--- Begin ---
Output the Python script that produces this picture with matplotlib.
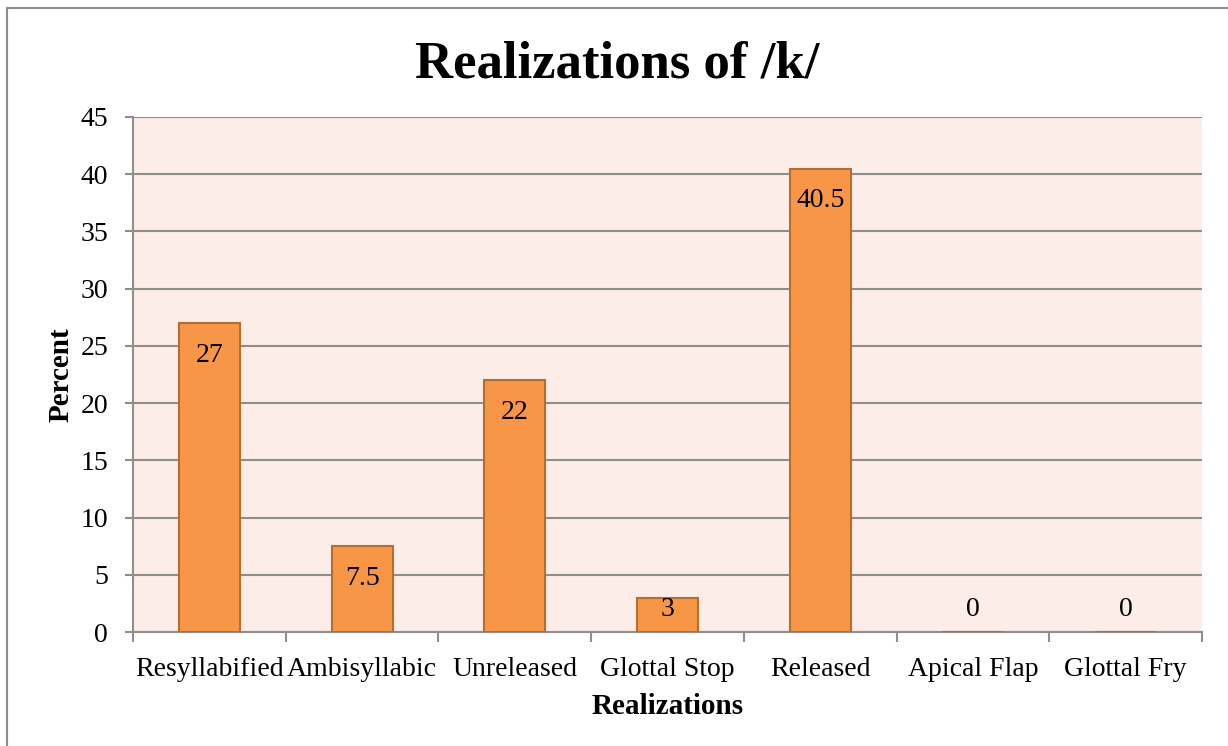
import numpy as np
import matplotlib.pyplot as plt
from matplotlib.patches import Rectangle

categories = ['Resyllabified', 'Ambisyllabic', 'Unreleased', 'Glottal Stop', 'Released', 'Apical Flap', 'Glottal Fry']
percent = [27, 7.5, 22, 3, 40.5, 0, 0]
value_labels = ['27', '7.5', '22', '3', '40.5', '0', '0']

plt.rcParams['font.family'] = ['Liberation Serif', 'DejaVu Serif']

fig = plt.figure(figsize=(12.28, 7.46), dpi=100)
ax = fig.add_axes([133/1228, 1 - 632/746, (1202-133)/1228, (632-117)/746])

# outer chart border
fig.patches.append(Rectangle((7/1228, -0.5), 2, 0.5 + 1 - 8/746, transform=fig.transFigure,
                             fill=False, edgecolor='#8c8c8c', linewidth=1.5))

grid_col = '#8e8e8e'
ax.set_facecolor('#fcede8')
x = np.arange(len(categories))
ax.bar(x, percent, width=0.4, color='#f79646', edgecolor='#b66d31', linewidth=1.5, zorder=3)

# data labels, inside end (or just above baseline for short bars)
for xi, v, lab in zip(x, percent, value_labels):
    ax.text(xi, max(v - 2.8, 2.0), lab, ha='center', va='center', fontsize=20, zorder=4)

ax.set_xlim(-0.5, len(categories) - 0.5)
ax.set_ylim(0, 45)
ax.set_yticks(np.arange(0, 46, 5))
ax.yaxis.grid(True, color=grid_col, linewidth=1.5, zorder=1)
ax.set_axisbelow(True)

ax.set_xticks(x)
ax.set_xticklabels(categories, fontsize=20)
ax.set_xticks(np.arange(-0.5, len(categories), 1), minor=True)
ax.tick_params(axis='x', which='major', length=0, pad=18)
ax.tick_params(axis='x', which='minor', length=7, width=1.5, color=grid_col, direction='out')
ax.tick_params(axis='y', length=6, width=1.5, color=grid_col, labelsize=20, pad=12)

for s in ['top', 'right']:
    ax.spines[s].set_visible(False)
for s in ['left', 'bottom']:
    ax.spines[s].set_color(grid_col)
    ax.spines[s].set_linewidth(1.5)

ax.set_xlabel('Realizations', fontsize=21, fontweight='bold', labelpad=8)
ax.set_ylabel('Percent', fontsize=21, fontweight='bold', labelpad=4)
fig.text(0.5025, 1 - 64/746, 'Realizations of /k/', ha='center', va='center', fontsize=38, fontweight='bold')

plt.savefig('out.png', dpi=100)
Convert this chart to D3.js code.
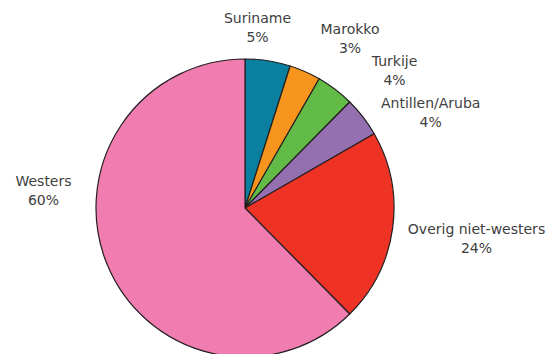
--- End ---
**Description of the task**
Set the lines above down again, word for word, from the first through the one containing "color=grid_col, labelsize=20, pad=12)"; pictures excluded.

**Full answer**
Output the Python script that produces this picture with matplotlib.
import numpy as np
import matplotlib.pyplot as plt
from matplotlib.patches import Rectangle

categories = ['Resyllabified', 'Ambisyllabic', 'Unreleased', 'Glottal Stop', 'Released', 'Apical Flap', 'Glottal Fry']
percent = [27, 7.5, 22, 3, 40.5, 0, 0]
value_labels = ['27', '7.5', '22', '3', '40.5', '0', '0']

plt.rcParams['font.family'] = ['Liberation Serif', 'DejaVu Serif']

fig = plt.figure(figsize=(12.28, 7.46), dpi=100)
ax = fig.add_axes([133/1228, 1 - 632/746, (1202-133)/1228, (632-117)/746])

# outer chart border
fig.patches.append(Rectangle((7/1228, -0.5), 2, 0.5 + 1 - 8/746, transform=fig.transFigure,
                             fill=False, edgecolor='#8c8c8c', linewidth=1.5))

grid_col = '#8e8e8e'
ax.set_facecolor('#fcede8')
x = np.arange(len(categories))
ax.bar(x, percent, width=0.4, color='#f79646', edgecolor='#b66d31', linewidth=1.5, zorder=3)

# data labels, inside end (or just above baseline for short bars)
for xi, v, lab in zip(x, percent, value_labels):
    ax.text(xi, max(v - 2.8, 2.0), lab, ha='center', va='center', fontsize=20, zorder=4)

ax.set_xlim(-0.5, len(categories) - 0.5)
ax.set_ylim(0, 45)
ax.set_yticks(np.arange(0, 46, 5))
ax.yaxis.grid(True, color=grid_col, linewidth=1.5, zorder=1)
ax.set_axisbelow(True)

ax.set_xticks(x)
ax.set_xticklabels(categories, fontsize=20)
ax.set_xticks(np.arange(-0.5, len(categories), 1), minor=True)
ax.tick_params(axis='x', which='major', length=0, pad=18)
ax.tick_params(axis='x', which='minor', length=7, width=1.5, color=grid_col, direction='out')
ax.tick_params(axis='y', length=6, width=1.5, color=grid_col, labelsize=20, pad=12)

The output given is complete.